El problema -tan humano- es que la realidad quiebra siempre a la taxonomía. Los espacios morales que conceptualmente las sociedades nutren con valores positivos y negativos son -a veces- inhabitables por hombres y procesos que rompen con esa dicotomía que tan umbilical: la de los buenos y los malos. No pretendo decir que tales categorías no existan; digo que no son mutuamente excluyentes. La literatura lo ha explicado siempre y mejor que otra forma de expresión: hasta en el más vil de los monstruos habita la ternura. Y al revés.
Fujimori permitió a la inteligencia de la policía atrapar a los asesinos de Sendero Luminoso y fumigar su distopía sanguinaria y dio la misma libertad a Vladimiro Montesinos para articular una maquinaria paragubernamental que asesinó sin piedad. Alberto Fujimori aplicó medidas económicas que insertaron al Perú en el mundo y que le dieron los bríos como para generar la riqueza que hasta hoy lo empujan. Ejecutó, a la vez, una política sistemática de descuartizamiento de las instituciones republicanas. Fue el mismo hombre en el mismo momento.
Quizás nos toque, a los peruanos, oírnos: al que cree que el fin justifica los medios y al que piensa que hay dolores que no alcanza uno en la vida a perdonar. Dudo que los unos convenzan a los otros, pero el hecho de escucharse y someter al asedio del espejo las propias convicciones dará luz para desterrar a las sombras que nos habitan. Creo, eso sí, que ese proceso tiene que ser espontáneo -quizás liderado-, abierto y sincero. Este indulto dado así -desde las tinieblas- no era el camino. Hay primero que pedir perdón para ser perdonado.
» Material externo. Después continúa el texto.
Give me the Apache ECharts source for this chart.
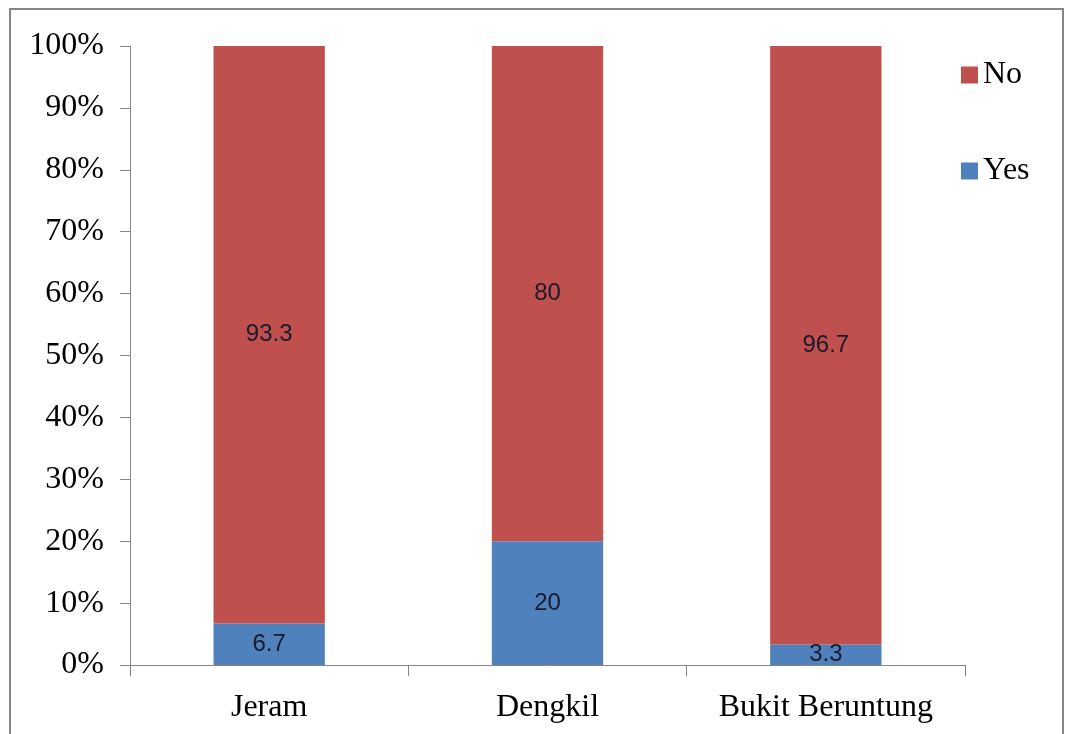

Yo no creo en el indulto -en ninguno-, pero estoy dispuesto a escuchar a quienes sí lo hacen bajo la premisa de que puedo estar equivocado. Pero creo estructuralmente en la honradez, en el honor y en el respeto a las formas que la democracia pide -suplica, aquí en el trópico-. Tremendo peso el que Kuczynski se ha echado al hombro. ¿La Historia lo recordará como el hombre que logró suturar la grieta de los peruanos o como quien la hizo más honda por satisfacer sus propios apetitos? Solo hay dos puertas para un legado que será inevitable.